Revolutionising sleep apnea management

Posted 12 Mar 2024
Could a cheap, commercially available, under-mattress sensor device revolutionise the way sleep apnea is diagnosed and managed?

Flinders University sleep researcher Associate Professor Ching Li Chai-Coetzer has been awarded a Finders Foundation Health Seed Grant to explore alternative diagnosis and monitoring of uncomplicated obstructive sleep apnea (OSA), opening the possibility of helping more people promptly, and freeing up sleep-laboratory waiting lists.

OSA is a highly prevalent sleep disorder affecting up to 20 per cent of Australians with repetitive upper airways obstruction, nighttime oxygen desaturations and sleep disruption. Untreated OSA is associated with adverse health effects, including daytime sleepiness, motor vehicle accidents, neurocognitive dysfunction, mood disorders and cardiovascular disease.

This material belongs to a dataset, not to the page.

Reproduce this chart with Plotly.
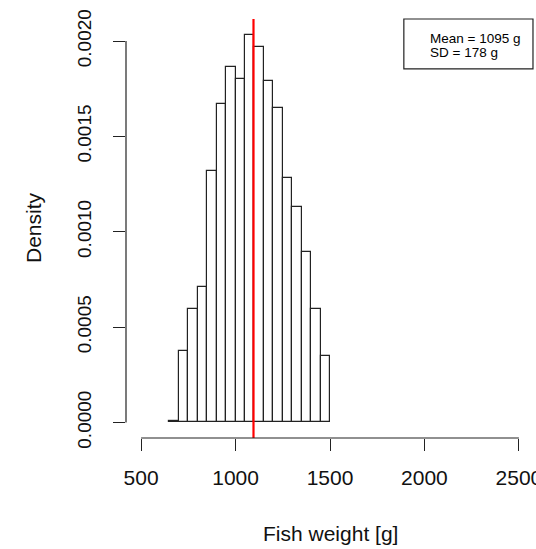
import plotly.graph_objects as go

# ---- data ----
bin_starts = [650, 700, 750, 800, 850, 900, 950, 1000, 1050, 1100, 1150,
              1200, 1250, 1300, 1350, 1400, 1450]
bin_width = 50
density = [0.00001, 0.000374, 0.000596, 0.000711, 0.00132, 0.001672, 0.001862,
           0.001803, 0.002034, 0.001966, 0.001791, 0.001651, 0.001284,
           0.00113, 0.000895, 0.000596, 0.000346]
mean_weight = 1095
sd_weight = 178

x_ticks = [500, 1000, 1500, 2000, 2500]
x_tick_labels = ["500", "1000", "1500", "2000", "2500"]
y_ticks = [0.0, 0.0005, 0.0010, 0.0015, 0.0020]
y_tick_labels = ["0.0000", "0.0005", "0.0010", "0.0015", "0.0020"]

x_range = [420, 2580]
y_max = max(density)
y_pad = 0.04 * y_max
y_range = [-y_pad, y_max + y_pad]

FONT = "Liberation Sans, Arial, sans-serif"
AX = "#222222"

bin_centers = [b + bin_width / 2 for b in bin_starts]

fig = go.Figure()
fig.add_trace(go.Bar(
    x=bin_centers, y=density, width=bin_width,
    marker=dict(color="white", line=dict(color="#222222", width=1.2)),
    showlegend=False, hoverinfo="x+y",
))

# mean line
fig.add_shape(type="line", xref="x", yref="paper", x0=mean_weight, x1=mean_weight,
              y0=0, y1=1, line=dict(color="#ff0000", width=2.2))

# R-style axis lines (only spanning tick range)
fig.add_shape(type="line", xref="x", yref="paper", x0=x_ticks[0], x1=x_ticks[-1],
              y0=0, y1=0, line=dict(color=AX, width=1.2))
fig.add_shape(type="line", xref="paper", yref="y", x0=0, x1=0,
              y0=y_ticks[0], y1=y_ticks[-1], line=dict(color=AX, width=1.2))

# legend box
fig.add_shape(type="rect", xref="paper", yref="paper",
              x0=0.681, x1=0.9975, y0=0.881, y1=1.0,
              line=dict(color=AX, width=1.2), fillcolor="white")
fig.add_annotation(xref="paper", yref="paper", x=0.740, y=0.954,
                   text=f"Mean = {mean_weight} g", showarrow=False,
                   xanchor="left", yanchor="middle",
                   font=dict(family=FONT, size=13.5, color="black"))
fig.add_annotation(xref="paper", yref="paper", x=0.740, y=0.920,
                   text=f"SD = {sd_weight} g", showarrow=False,
                   xanchor="left", yanchor="middle",
                   font=dict(family=FONT, size=13.5, color="black"))

# axis titles
fig.add_annotation(xref="paper", yref="paper", x=(330 - 126) / 408, y=-(533 - 438) / 419,
                   text="Fish weight [g]", showarrow=False,
                   xanchor="center", yanchor="middle",
                   font=dict(family=FONT, size=21, color="#111111"))
fig.add_annotation(xref="paper", yref="paper", x=-(126 - 33) / 408, y=(438 - 228) / 419,
                   text="Density", showarrow=False, textangle=-90,
                   xanchor="center", yanchor="middle",
                   font=dict(family=FONT, size=21, color="#111111"))

fig.update_layout(
    width=536, height=549,
    margin=dict(l=126, r=2, t=19, b=111, autoexpand=False),
    plot_bgcolor="white", paper_bgcolor="white",
    bargap=0,
    xaxis=dict(range=x_range, tickvals=x_ticks, ticktext=x_tick_labels,
               ticks="outside", ticklen=12, tickwidth=1.2, tickcolor=AX,
               showline=False, showgrid=False, zeroline=False, automargin=False,
               ticklabelstandoff=9, ticklabeloverflow="allow",
               tickfont=dict(family=FONT, size=21, color="#111111")),
    yaxis=dict(range=y_range, tickvals=y_ticks, ticktext=y_tick_labels,
               ticks="outside", ticklen=12, tickwidth=1.2, tickcolor=AX,
               showline=False, showgrid=False, zeroline=False, automargin=False,
               tickangle=-90, ticklabelstandoff=14, ticklabeloverflow="allow",
               tickfont=dict(family=FONT, size=19, color="#111111")),
)

fig.write_html("out.html")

At present, care for patients with suspected OSA involves a referral from a GP to a sleep physician, followed by full sleep study testing through a sleep laboratory – a costly and labour-intensive process with often long wait times, particularly in public hospitals.

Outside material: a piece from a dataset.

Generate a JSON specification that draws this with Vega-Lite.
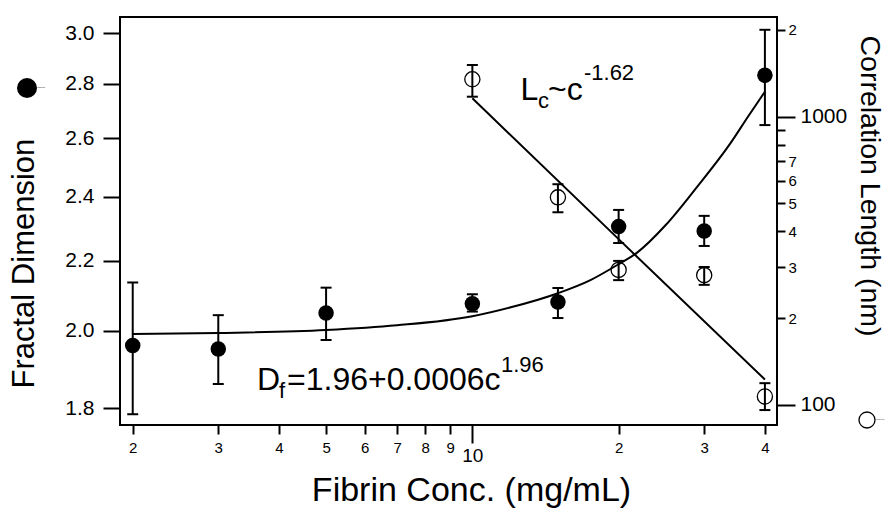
{
  "$schema": "https://vega.github.io/schema/vega-lite/v6.json",
  "width": 657,
  "height": 408,
  "autosize": {"type": "none"},
  "padding": {"left": 120, "top": 17, "right": 111, "bottom": 83},
  "background": "white",
  "config": {
    "font": "Liberation Sans",
    "view": {"stroke": "black", "strokeWidth": 2},
    "axis": {
      "domain": false, "grid": false, "tickColor": "black", "tickWidth": 2,
      "labelColor": "black", "titleColor": "black", "labelFont": "Liberation Sans",
      "titleFont": "Liberation Sans", "titleFontWeight": "normal",
      "labelOverlap": false, "labelFlush": false
    },
    "legend": {"padding": 0, "title": null, "labelExpr": "''", "labelFontSize": 1, "symbolOffset": 0, "labelOffset": 0, "orient": "none"}
  },
  "datasets": {
    "fd": [
      {"c": 2, "D": 1.960, "lo": 1.785, "hi": 2.136},
      {"c": 3, "D": 1.951, "lo": 1.860, "hi": 2.043},
      {"c": 5, "D": 2.049, "lo": 1.975, "hi": 2.121},
      {"c": 10, "D": 2.075, "lo": 2.053, "hi": 2.102},
      {"c": 15, "D": 2.080, "lo": 2.035, "hi": 2.120},
      {"c": 20, "D": 2.305, "lo": 2.254, "hi": 2.358},
      {"c": 30, "D": 2.291, "lo": 2.245, "hi": 2.339},
      {"c": 40, "D": 2.833, "lo": 2.647, "hi": 3.014}
    ],
    "fdfit": [
      {"c": 2, "D": 1.991}, {"c": 3, "D": 1.994}, {"c": 5, "D": 2.002},
      {"c": 7, "D": 2.015}, {"c": 10, "D": 2.040}, {"c": 12, "D": 2.065},
      {"c": 15, "D": 2.105}, {"c": 17.5, "D": 2.143}, {"c": 20, "D": 2.19},
      {"c": 21.8, "D": 2.224}, {"c": 25, "D": 2.31}, {"c": 28.9, "D": 2.43},
      {"c": 33.9, "D": 2.58}, {"c": 37, "D": 2.68}, {"c": 40, "D": 2.77}
    ],
    "lc": [
      {"c": 10, "L": 1348, "lo": 1173, "hi": 1511},
      {"c": 15, "L": 525, "lo": 466, "hi": 583},
      {"c": 20, "L": 294, "lo": 271, "hi": 316},
      {"c": 30, "L": 282, "lo": 261, "hi": 301},
      {"c": 40, "L": 107, "lo": 96, "hi": 119}
    ],
    "lcfit": [
      {"c": 10, "L": 1158}, {"c": 20, "L": 376}, {"c": 40, "L": 122.5}
    ],
    "notebig": [
      {"c": 3.605, "D": 1.8449, "t": "D"},
      {"c": 4.155, "D": 1.8449, "t": "=1.96+0.0006c"},
      {"c": 12.57, "D": 2.7397, "t": "L"},
      {"c": 14.31, "D": 2.7397, "t": "~c"}
    ],
    "notesmall": [
      {"c": 4.0, "D": 1.8248, "t": "f"},
      {"c": 11.45, "D": 1.8909, "t": "1.96"},
      {"c": 13.65, "D": 2.71, "t": "c"},
      {"c": 16.97, "D": 2.8137, "t": "-1.62"}
    ]
  },
  "layer": [
    {
      "data": {"name": "fdfit"},
      "mark": {"type": "line", "color": "black", "strokeWidth": 2, "interpolate": "monotone"},
      "encoding": {
        "x": {
          "field": "c", "type": "quantitative",
          "scale": {"type": "log", "domain": [1.883, 42.36], "nice": false},
          "axis": {
            "orient": "bottom",
            "values": [2, 3, 4, 5, 6, 7, 8, 9, 20, 30, 40],
            "labelExpr": "datum.value < 10 ? '' + datum.value : '' + (datum.value / 10)",
            "tickSize": 9,
            "labelFontSize": 15,
            "labelPadding": 6,
            "title": "Fibrin Conc. (mg/mL)",
            "titleFontSize": 34,
            "titleX": 351, "titleY": 75,
            "titleAlign": "center", "titleBaseline": "alphabetic"
          }
        },
        "y": {
          "field": "D", "type": "quantitative",
          "scale": {"type": "log", "domain": [1.759, 3.067], "nice": false, "zero": false},
          "axis": {
            "orient": "left",
            "values": [1.8, 2.0, 2.2, 2.4, 2.6, 2.8, 3.0],
            "format": ".1f",
            "tickSize": 17,
            "labelFontSize": 21,
            "labelPadding": 9,
            "title": "Fractal Dimension",
            "titleFontSize": 31,
            "titleAngle": 270,
            "titleAlign": "left",
            "titleBaseline": "alphabetic",
            "titleX": -87, "titleY": 371
          }
        }
      }
    },
    {
      "data": {"name": "fd"},
      "mark": {"type": "rule", "color": "black", "strokeWidth": 2},
      "encoding": {
        "x": {
          "field": "c", "type": "quantitative",
          "scale": {"type": "log", "domain": [1.883, 42.36], "nice": false},
          "axis": {
            "orient": "bottom",
            "values": [10],
            "tickSize": 18,
            "labelFontSize": 19,
            "labelPadding": 3,
            "format": "d",
            "title": null
          }
        },
        "y": {"field": "lo", "type": "quantitative", "scale": {"type": "log", "domain": [1.759, 3.067], "nice": false, "zero": false}, "axis": null},
        "y2": {"field": "hi"}
      }
    },
    {
      "data": {"name": "fd"},
      "mark": {"type": "tick", "orient": "horizontal", "color": "black", "size": 11, "thickness": 2, "opacity": 1},
      "encoding": {
        "x": {"field": "c", "type": "quantitative", "scale": {"type": "log", "domain": [1.883, 42.36], "nice": false}, "axis": null},
        "y": {"field": "lo", "type": "quantitative", "scale": {"type": "log", "domain": [1.759, 3.067], "nice": false, "zero": false}, "axis": null}
      }
    },
    {
      "data": {"name": "fd"},
      "mark": {"type": "tick", "orient": "horizontal", "color": "black", "size": 11, "thickness": 2, "opacity": 1},
      "encoding": {
        "x": {"field": "c", "type": "quantitative", "scale": {"type": "log", "domain": [1.883, 42.36], "nice": false}, "axis": null},
        "y": {"field": "hi", "type": "quantitative", "scale": {"type": "log", "domain": [1.759, 3.067], "nice": false, "zero": false}, "axis": null}
      }
    },
    {
      "data": {"name": "fd"},
      "mark": {"type": "point", "filled": true, "color": "black", "size": 240, "opacity": 1},
      "encoding": {
        "x": {"field": "c", "type": "quantitative", "scale": {"type": "log", "domain": [1.883, 42.36], "nice": false}, "axis": null},
        "y": {"field": "D", "type": "quantitative", "scale": {"type": "log", "domain": [1.759, 3.067], "nice": false, "zero": false}, "axis": null},
        "shape": {
          "datum": "Fractal Dimension", "type": "nominal",
          "scale": {"range": ["circle"]},
          "legend": {"legendX": -103, "legendY": 61, "symbolType": "circle", "symbolSize": 400, "symbolFillColor": "black", "symbolStrokeColor": "black", "symbolStrokeWidth": 0}
        }
      }
    },
    {
      "data": {"name": "notebig"},
      "mark": {"type": "text", "align": "left", "baseline": "alphabetic", "fontSize": 32, "color": "black", "font": "Liberation Sans"},
      "encoding": {
        "x": {"field": "c", "type": "quantitative", "scale": {"type": "log", "domain": [1.883, 42.36], "nice": false}, "axis": null},
        "y": {"field": "D", "type": "quantitative", "scale": {"type": "log", "domain": [1.759, 3.067], "nice": false, "zero": false}, "axis": null},
        "text": {"field": "t"}
      }
    },
    {
      "data": {"name": "notesmall"},
      "mark": {"type": "text", "align": "left", "baseline": "alphabetic", "fontSize": 22, "color": "black", "font": "Liberation Sans"},
      "encoding": {
        "x": {"field": "c", "type": "quantitative", "scale": {"type": "log", "domain": [1.883, 42.36], "nice": false}, "axis": null},
        "y": {"field": "D", "type": "quantitative", "scale": {"type": "log", "domain": [1.759, 3.067], "nice": false, "zero": false}, "axis": null},
        "text": {"field": "t"}
      }
    },
    {
      "data": {"name": "lcfit"},
      "mark": {"type": "line", "color": "black", "strokeWidth": 2},
      "encoding": {
        "x": {"field": "c", "type": "quantitative", "scale": {"type": "log", "domain": [1.883, 42.36], "nice": false}, "axis": null},
        "y": {
          "field": "L", "type": "quantitative",
          "scale": {"type": "log", "domain": [85.2, 2217], "nice": false, "zero": false},
          "axis": {
            "orient": "right",
            "values": [100, 200, 300, 400, 500, 600, 700, 800, 900, 1000, 2000],
            "labelExpr": "(datum.value == 100 || datum.value == 1000) ? '' + datum.value : ((datum.value == 800 || datum.value == 900) ? '' : '' + (datum.value >= 1000 ? datum.value / 1000 : datum.value / 100))",
            "tickSize": {"condition": {"test": "datum.value == 100 || datum.value == 1000", "value": 18}, "value": 8},
            "labelFontSize": {"condition": {"test": "datum.value == 100 || datum.value == 1000", "value": 21}, "value": 15},
            "labelPadding": {"condition": {"test": "datum.value == 100 || datum.value == 1000", "value": 5}, "value": 3},
            "labelBaseline": "middle",
            "title": "Correlation Length (nm)",
            "titleFontSize": 28.5,
            "titleAngle": 90,
            "titleAlign": "left",
            "titleBaseline": "alphabetic",
            "titleX": 83, "titleY": 18
          }
        }
      }
    },
    {
      "data": {"name": "lc"},
      "mark": {"type": "rule", "color": "black", "strokeWidth": 2},
      "encoding": {
        "x": {"field": "c", "type": "quantitative", "scale": {"type": "log", "domain": [1.883, 42.36], "nice": false}, "axis": null},
        "y": {"field": "lo", "type": "quantitative", "scale": {"type": "log", "domain": [85.2, 2217], "nice": false, "zero": false}, "axis": null},
        "y2": {"field": "hi"}
      }
    },
    {
      "data": {"name": "lc"},
      "mark": {"type": "tick", "orient": "horizontal", "color": "black", "size": 11, "thickness": 2, "opacity": 1},
      "encoding": {
        "x": {"field": "c", "type": "quantitative", "scale": {"type": "log", "domain": [1.883, 42.36], "nice": false}, "axis": null},
        "y": {"field": "lo", "type": "quantitative", "scale": {"type": "log", "domain": [85.2, 2217], "nice": false, "zero": false}, "axis": null}
      }
    },
    {
      "data": {"name": "lc"},
      "mark": {"type": "tick", "orient": "horizontal", "color": "black", "size": 11, "thickness": 2, "opacity": 1},
      "encoding": {
        "x": {"field": "c", "type": "quantitative", "scale": {"type": "log", "domain": [1.883, 42.36], "nice": false}, "axis": null},
        "y": {"field": "hi", "type": "quantitative", "scale": {"type": "log", "domain": [85.2, 2217], "nice": false, "zero": false}, "axis": null}
      }
    },
    {
      "data": {"name": "lc"},
      "mark": {"type": "point", "filled": false, "color": "black", "strokeWidth": 1.3, "size": 230, "opacity": 1},
      "encoding": {
        "x": {"field": "c", "type": "quantitative", "scale": {"type": "log", "domain": [1.883, 42.36], "nice": false}, "axis": null},
        "y": {"field": "L", "type": "quantitative", "scale": {"type": "log", "domain": [85.2, 2217], "nice": false, "zero": false}, "axis": null},
        "shape": {
          "datum": "Correlation Length", "type": "nominal",
          "scale": {"range": ["circle"]},
          "legend": {"legendX": 738, "legendY": 394, "symbolType": "circle", "symbolSize": 256, "symbolFillColor": "transparent", "symbolStrokeColor": "black", "symbolStrokeWidth": 1.3}
        }
      }
    }
  ],
  "resolve": {
    "scale": {"y": "independent", "shape": "independent"},
    "axis": {"x": "independent"},
    "legend": {"shape": "independent"}
  }
}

But using a contactless sensor mat placed under a patient’s mattress, combined with ‘smart’ blood pressure monitoring, weight scales and a mobile phone app, could be part of a more simple and cost-effective diagnosis and treatment strategy for some patients.

“This study has significant potential to create a paradigm shift and revolutionise the way that OSA is currently diagnosed and managed by providing GPs and nurses with the training and tools to diagnose and manage this highly prevalent sleep disorder through use of a simpler, more cost-effective sleep assessment system that is capable of both diagnosis and long-term monitoring of treatment progress,” Associate Professor Chai-Coetzer explains. 

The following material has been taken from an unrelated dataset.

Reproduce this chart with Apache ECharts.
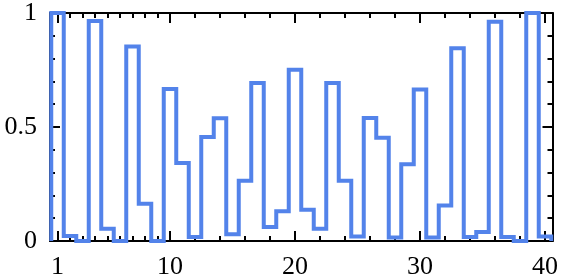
<!DOCTYPE html>
<html><head><meta charset="utf-8">
<script src="https://cdn.jsdelivr.net/npm/echarts@6/dist/echarts.min.js"></script>
<style>html,body{margin:0;padding:0;background:#fff}#c{width:561px;height:280px}</style>
</head><body><div id="c"></div>
<script>
// bins 1..40
const bins = Array.from({length: 40}, (_, i) => i + 1);
const values = [1.0, 0.022, 0.0, 0.965, 0.054, 0.0, 0.853, 0.163, 0.0, 0.667,
  0.342, 0.017, 0.456, 0.538, 0.03, 0.264, 0.693, 0.061, 0.131, 0.751,
  0.137, 0.054, 0.693, 0.264, 0.02, 0.54, 0.453, 0.015, 0.337, 0.664,
  0.015, 0.156, 0.845, 0.017, 0.039, 0.962, 0.017, 0.0, 1.0, 0.02];
const xMajor = [1, 10, 20, 30, 40];
const xMinor = [2, 3, 4, 5, 6, 7, 8, 9, 12, 14, 16, 18, 22, 24, 26, 28, 32, 34, 36, 38];
const yMajor = [0, 0.5, 1];
const yMinor = [0.1, 0.2, 0.3, 0.4, 0.6, 0.7, 0.8, 0.9];

// outline of the step histogram: each bin spans [bin-0.5, bin+0.5]
const pts = [[bins[0] - 0.5, 0]];
bins.forEach((b, i) => pts.push([b - 0.5, values[i]]));
pts.push([bins[bins.length - 1] + 0.5, 0]);

const font = {fontFamily: 'Liberation Serif', fontSize: 26, color: '#000'};
const lineStyle = {color: '#000', width: 2};
function xAx(pos, vals, len, showLine, showLabel) {
  return {type: 'value', position: pos, min: 0.4, max: 40.6,
    axisLine: {show: showLine, onZero: false, lineStyle},
    splitLine: {show: false},
    axisTick: {show: true, inside: true, length: len, customValues: vals, lineStyle: {color: '#000', width: 2}},
    axisLabel: Object.assign({show: showLabel, customValues: vals, margin: 13}, font)};
}
function yAx(pos, vals, len, showLine, showLabel) {
  return {type: 'value', position: pos, min: 0, max: 1,
    axisLine: {show: showLine, onZero: false, lineStyle},
    splitLine: {show: false},
    axisTick: {show: true, inside: true, length: len, customValues: vals, lineStyle: {color: '#000', width: 2}},
    axisLabel: Object.assign({show: showLabel, customValues: vals, margin: 13, formatter: v => String(v)}, font)};
}
const chart = echarts.init(document.getElementById('c'));
chart.setOption({
  animation: false,
  grid: {left: 50, right: 8, top: 11, bottom: 39, containLabel: false},
  xAxis: [xAx('bottom', xMajor, 10, true, true), xAx('bottom', xMinor, 5, false, false),
          xAx('top', xMajor, 10, true, false), xAx('top', xMinor, 5, false, false)],
  yAxis: [yAx('left', yMajor, 10, true, true), yAx('left', yMinor, 5, false, false),
          yAx('right', yMajor, 10, true, false), yAx('right', yMinor, 5, false, false)],
  series: [{type: 'line', data: pts, step: 'end', showSymbol: false, clip: false,
    lineStyle: {color: '#5383EA', width: 4, join: 'miter'}}]
});
</script></body></html>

Project Title: A Pilot Study to Evaluate the Utility of an Under‐Mattress Sensor and Smart Monitoring System for the Diagnosis and Management of Obstructive Sleep Apnea within Primary Care

This project is one of 31 exciting new health and medical research projects to receive funding in Flinders Foundation’s annual health seed grant thanks to donations from generous individuals and funds raised by supporters and organisation.